• _Short problem_
Print, word for word, the opening line of the data below and every line after it through the line that contains "import numpy as np", but not the pictures.

• _Data provided_
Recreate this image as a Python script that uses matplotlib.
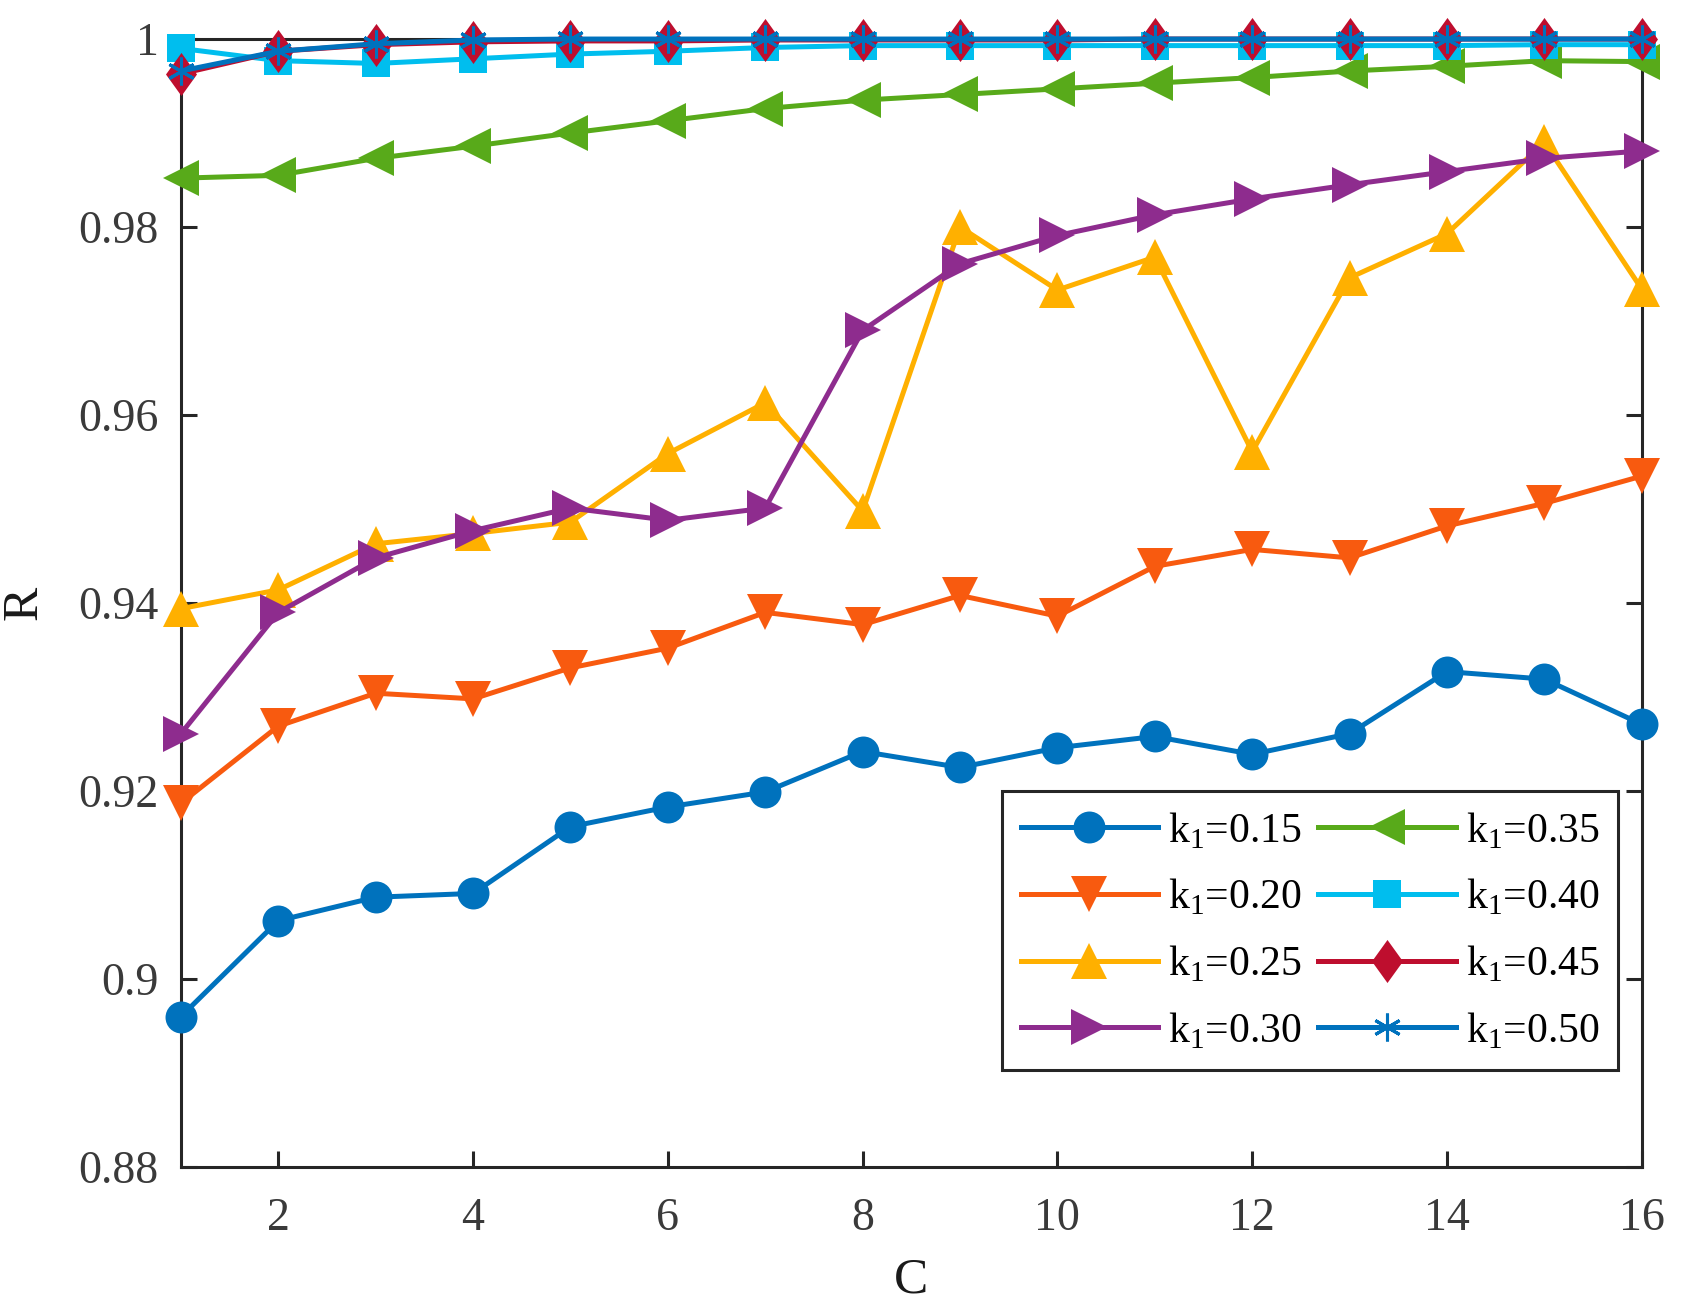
import matplotlib
matplotlib.use("Agg")
import matplotlib.pyplot as plt
from matplotlib.ticker import FormatStrFormatter
import numpy as np

plt.rcParams['font.family'] = ['Liberation Serif', 'DejaVu Serif']
plt.rcParams['mathtext.fontset'] = 'custom'
plt.rcParams['mathtext.rm'] = 'Liberation Serif'

# data
C = list(range(1, 17))
r_015 = [0.8960, 0.9062, 0.9087, 0.9091, 0.9162, 0.9183, 0.9199, 0.9242,
         0.9225, 0.9246, 0.9258, 0.9239, 0.9261, 0.9327, 0.9319, 0.9271]
r_020 = [0.9187, 0.9269, 0.9304, 0.9298, 0.9331, 0.9352, 0.9390, 0.9377,
         0.9408, 0.9386, 0.9439, 0.9457, 0.9448, 0.9482, 0.9506, 0.9535]
r_025 = [0.9394, 0.9414, 0.9463, 0.9474, 0.9486, 0.9559, 0.9613, 0.9498,
         0.9800, 0.9733, 0.9768, 0.9561, 0.9746, 0.9793, 0.9890, 0.9734]
r_030 = [0.9261, 0.9390, 0.9448, 0.9477, 0.9501, 0.9488, 0.9501, 0.9690,
         0.9761, 0.9791, 0.9813, 0.9830, 0.9845, 0.9859, 0.9873, 0.9881]
r_035 = [0.9852, 0.9855, 0.9873, 0.9886, 0.9900, 0.9913, 0.9926, 0.9935,
         0.9941, 0.9947, 0.9953, 0.9959, 0.9966, 0.9971, 0.9977, 0.9976]
r_040 = [0.9990, 0.9977, 0.9974, 0.9979, 0.9984, 0.9987, 0.9991, 0.9993,
         0.9993, 0.9993, 0.9993, 0.9993, 0.9993, 0.9993, 0.9994, 0.9994]
r_045 = [0.9963, 0.9987, 0.9994, 0.9997, 0.9998, 0.9998, 0.9999, 0.9999,
         0.9999, 0.9999, 1.0000, 1.0000, 1.0000, 1.0000, 1.0000, 1.0000]
r_050 = [0.9966, 0.9987, 0.9995, 0.9999, 1.0000, 1.0000, 1.0000, 1.0000,
         1.0000, 1.0000, 1.0000, 1.0000, 1.0000, 1.0000, 1.0000, 1.0000]

series = [r_015, r_020, r_025, r_030, r_035, r_040, r_045, r_050]
labels = ['0.15', '0.20', '0.25', '0.30', '0.35', '0.40', '0.45', '0.50']
colors = ['#0072BD', '#F85A0F', '#FFB000', '#8E2C8E',
          '#58AA1A', '#00BEEE', '#BE0E2E', '#0072BD']

diamond = [(0, 1), (0.72, 0), (0, -1), (-0.72, 0), (0, 1)]
markers = ['o', 'v', '^', '>', '<', 's', diamond, (6, 2, 0)]
msizes = [23, 26, 26, 26, 26, 19.5, 31, 20]

fig = plt.figure(figsize=(16.83, 13.10), dpi=100)
ax = fig.add_axes([0.1075, 0.1092, 0.868, 0.861])

for y, lab, c, m, ms in zip(series, labels, colors, markers, msizes):
    ax.plot(C, y, color=c, marker=m, markersize=ms, linewidth=3.6,
            markeredgewidth=2.2 if m == (6, 2, 0) else 0,
            markerfacecolor=c, markeredgecolor=c,
            label='k$_\\mathregular{1}$=' + lab, clip_on=False, zorder=3)

ax.set_xlim(1, 16)
ax.set_ylim(0.88, 1.0)
ax.set_xticks(range(2, 17, 2))
ax.set_yticks(np.arange(0.88, 1.001, 0.02))
ax.yaxis.set_major_formatter(FormatStrFormatter('%g'))

ax.tick_params(direction='in', length=11.3, width=2.2, labelsize=33,
               colors='#262626', labelcolor='#3a3a3a', pad=16,
               top=True, right=True)
ax.tick_params(axis='x', pad=22)
for s in ax.spines.values():
    s.set_linewidth(2.2)
    s.set_color('#262626')

ax.set_xlabel('C', fontsize=37, color='#1a1a1a', labelpad=12)
ax.set_ylabel('R', fontsize=37, color='#1a1a1a', labelpad=22)

leg = ax.legend(ncol=2, loc='upper right', bbox_to_anchor=(0.984, 0.3333),
                borderaxespad=0, fontsize=30, handlelength=3.3,
                handletextpad=0.24, columnspacing=0.4, labelspacing=0.62,
                borderpad=0.45, fancybox=False, framealpha=1)
leg.get_frame().set_edgecolor('#262626')
leg.get_frame().set_linewidth(2.2)

fig.savefig('out.png', dpi=100)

• _Solution for this exercise_
Recreate this image as a Python script that uses matplotlib.
import matplotlib
matplotlib.use("Agg")
import matplotlib.pyplot as plt
from matplotlib.ticker import FormatStrFormatter
import numpy as np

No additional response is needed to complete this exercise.